■ WHAT THE TASK REQUIRES ■
Pictures within the data are to be left out; everything else must be reproduced exactly.

+++++

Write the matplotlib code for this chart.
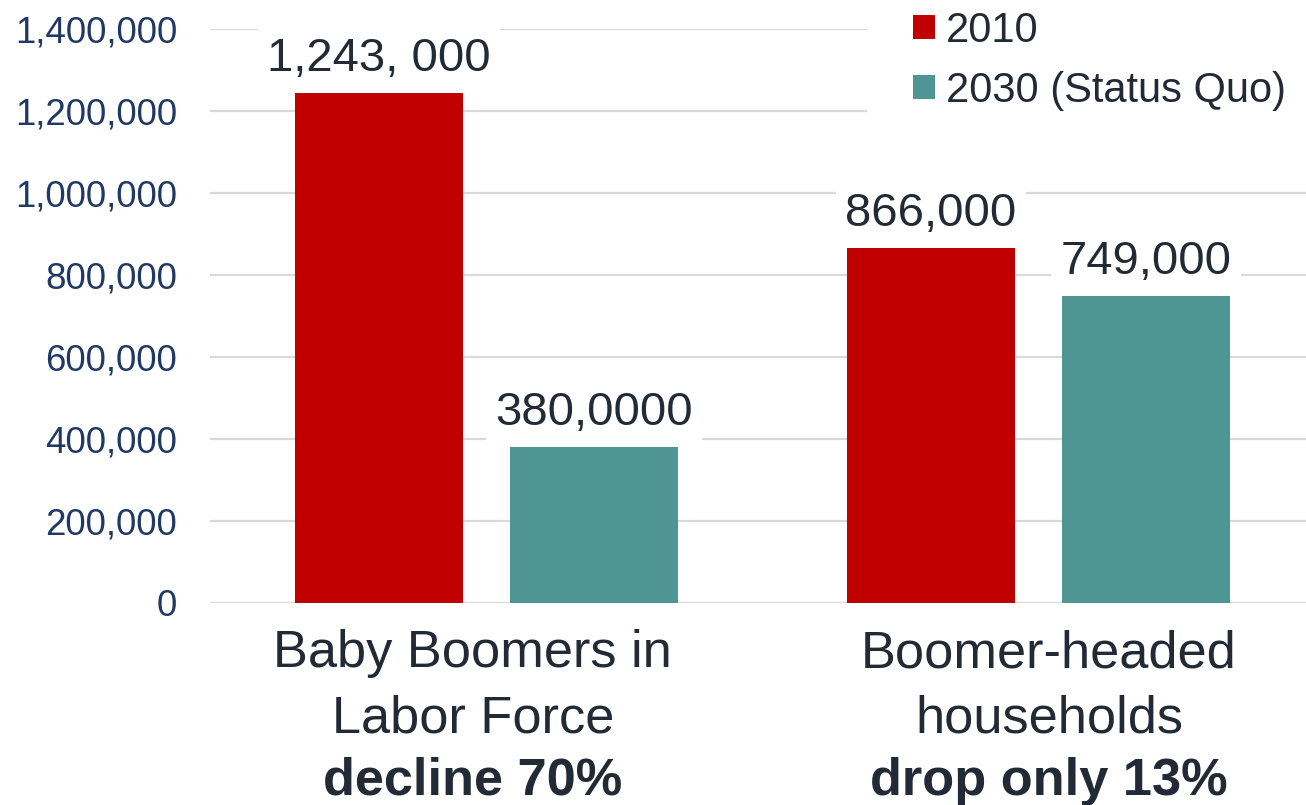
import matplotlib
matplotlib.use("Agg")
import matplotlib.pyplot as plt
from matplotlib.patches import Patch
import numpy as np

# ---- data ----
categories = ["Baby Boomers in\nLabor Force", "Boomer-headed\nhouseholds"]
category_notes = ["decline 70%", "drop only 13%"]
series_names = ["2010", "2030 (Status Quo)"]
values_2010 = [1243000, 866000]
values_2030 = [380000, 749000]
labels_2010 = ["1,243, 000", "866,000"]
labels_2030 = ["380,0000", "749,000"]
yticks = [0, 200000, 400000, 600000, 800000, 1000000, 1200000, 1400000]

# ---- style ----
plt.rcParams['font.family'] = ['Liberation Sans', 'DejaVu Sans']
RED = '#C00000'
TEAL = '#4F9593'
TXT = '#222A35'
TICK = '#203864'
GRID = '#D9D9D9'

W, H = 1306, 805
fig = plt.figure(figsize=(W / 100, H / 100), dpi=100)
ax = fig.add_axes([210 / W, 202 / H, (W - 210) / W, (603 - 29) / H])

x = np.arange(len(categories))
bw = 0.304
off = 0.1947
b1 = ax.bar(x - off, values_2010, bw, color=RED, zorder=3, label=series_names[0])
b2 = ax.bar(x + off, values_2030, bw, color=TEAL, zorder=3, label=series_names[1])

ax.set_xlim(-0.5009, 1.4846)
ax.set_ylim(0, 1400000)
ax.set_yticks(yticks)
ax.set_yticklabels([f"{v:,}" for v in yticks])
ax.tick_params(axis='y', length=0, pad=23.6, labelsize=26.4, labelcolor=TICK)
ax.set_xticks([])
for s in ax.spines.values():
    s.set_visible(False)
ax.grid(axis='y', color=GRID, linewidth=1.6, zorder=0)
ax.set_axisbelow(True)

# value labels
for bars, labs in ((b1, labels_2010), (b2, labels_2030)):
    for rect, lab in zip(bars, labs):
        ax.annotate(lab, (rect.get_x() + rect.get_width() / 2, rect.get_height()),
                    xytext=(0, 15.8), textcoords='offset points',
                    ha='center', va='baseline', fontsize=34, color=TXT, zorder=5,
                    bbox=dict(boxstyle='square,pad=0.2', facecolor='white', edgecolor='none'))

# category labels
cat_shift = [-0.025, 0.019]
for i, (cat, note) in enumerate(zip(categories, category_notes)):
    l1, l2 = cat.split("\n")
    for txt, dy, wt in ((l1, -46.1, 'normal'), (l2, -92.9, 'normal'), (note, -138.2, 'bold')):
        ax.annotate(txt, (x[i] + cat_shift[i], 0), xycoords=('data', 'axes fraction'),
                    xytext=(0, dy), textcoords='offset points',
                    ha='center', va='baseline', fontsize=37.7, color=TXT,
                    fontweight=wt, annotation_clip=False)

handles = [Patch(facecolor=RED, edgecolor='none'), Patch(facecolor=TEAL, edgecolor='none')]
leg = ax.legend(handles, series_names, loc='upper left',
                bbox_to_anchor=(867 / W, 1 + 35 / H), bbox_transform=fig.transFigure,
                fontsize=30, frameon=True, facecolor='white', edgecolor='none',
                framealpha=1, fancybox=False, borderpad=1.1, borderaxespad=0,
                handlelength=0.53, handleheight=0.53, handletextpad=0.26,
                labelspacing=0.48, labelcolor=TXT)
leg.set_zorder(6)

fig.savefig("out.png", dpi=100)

+++++

■ EXERCISE OUTPUT ■
Write the matplotlib code for this chart.
import matplotlib
matplotlib.use("Agg")
import matplotlib.pyplot as plt
from matplotlib.patches import Patch
import numpy as np

# ---- data ----
categories = ["Baby Boomers in\nLabor Force", "Boomer-headed\nhouseholds"]
category_notes = ["decline 70%", "drop only 13%"]
series_names = ["2010", "2030 (Status Quo)"]
values_2010 = [1243000, 866000]
values_2030 = [380000, 749000]
labels_2010 = ["1,243, 000", "866,000"]
labels_2030 = ["380,0000", "749,000"]
yticks = [0, 200000, 400000, 600000, 800000, 1000000, 1200000, 1400000]

# ---- style ----
plt.rcParams['font.family'] = ['Liberation Sans', 'DejaVu Sans']
RED = '#C00000'
TEAL = '#4F9593'
TXT = '#222A35'
TICK = '#203864'
GRID = '#D9D9D9'

W, H = 1306, 805
fig = plt.figure(figsize=(W / 100, H / 100), dpi=100)
ax = fig.add_axes([210 / W, 202 / H, (W - 210) / W, (603 - 29) / H])

x = np.arange(len(categories))
bw = 0.304
off = 0.1947
b1 = ax.bar(x - off, values_2010, bw, color=RED, zorder=3, label=series_names[0])
b2 = ax.bar(x + off, values_2030, bw, color=TEAL, zorder=3, label=series_names[1])

ax.set_xlim(-0.5009, 1.4846)
ax.set_ylim(0, 1400000)
ax.set_yticks(yticks)
ax.set_yticklabels([f"{v:,}" for v in yticks])
ax.tick_params(axis='y', length=0, pad=23.6, labelsize=26.4, labelcolor=TICK)
ax.set_xticks([])
for s in ax.spines.values():
    s.set_visible(False)
ax.grid(axis='y', color=GRID, linewidth=1.6, zorder=0)
ax.set_axisbelow(True)

# value labels
for bars, labs in ((b1, labels_2010), (b2, labels_2030)):
    for rect, lab in zip(bars, labs):
        ax.annotate(lab, (rect.get_x() + rect.get_width() / 2, rect.get_height()),
                    xytext=(0, 15.8), textcoords='offset points',
                    ha='center', va='baseline', fontsize=34, color=TXT, zorder=5,
                    bbox=dict(boxstyle='square,pad=0.2', facecolor='white', edgecolor='none'))

# category labels
cat_shift = [-0.025, 0.019]
for i, (cat, note) in enumerate(zip(categories, category_notes)):
    l1, l2 = cat.split("\n")
    for txt, dy, wt in ((l1, -46.1, 'normal'), (l2, -92.9, 'normal'), (note, -138.2, 'bold')):
        ax.annotate(txt, (x[i] + cat_shift[i], 0), xycoords=('data', 'axes fraction'),
                    xytext=(0, dy), textcoords='offset points',
                    ha='center', va='baseline', fontsize=37.7, color=TXT,
                    fontweight=wt, annotation_clip=False)

handles = [Patch(facecolor=RED, edgecolor='none'), Patch(facecolor=TEAL, edgecolor='none')]
leg = ax.legend(handles, series_names, loc='upper left',
                bbox_to_anchor=(867 / W, 1 + 35 / H), bbox_transform=fig.transFigure,
                fontsize=30, frameon=True, facecolor='white', edgecolor='none',
                framealpha=1, fancybox=False, borderpad=1.1, borderaxespad=0,
                handlelength=0.53, handleheight=0.53, handletextpad=0.26,
                labelspacing=0.48, labelcolor=TXT)
leg.set_zorder(6)

fig.savefig("out.png", dpi=100)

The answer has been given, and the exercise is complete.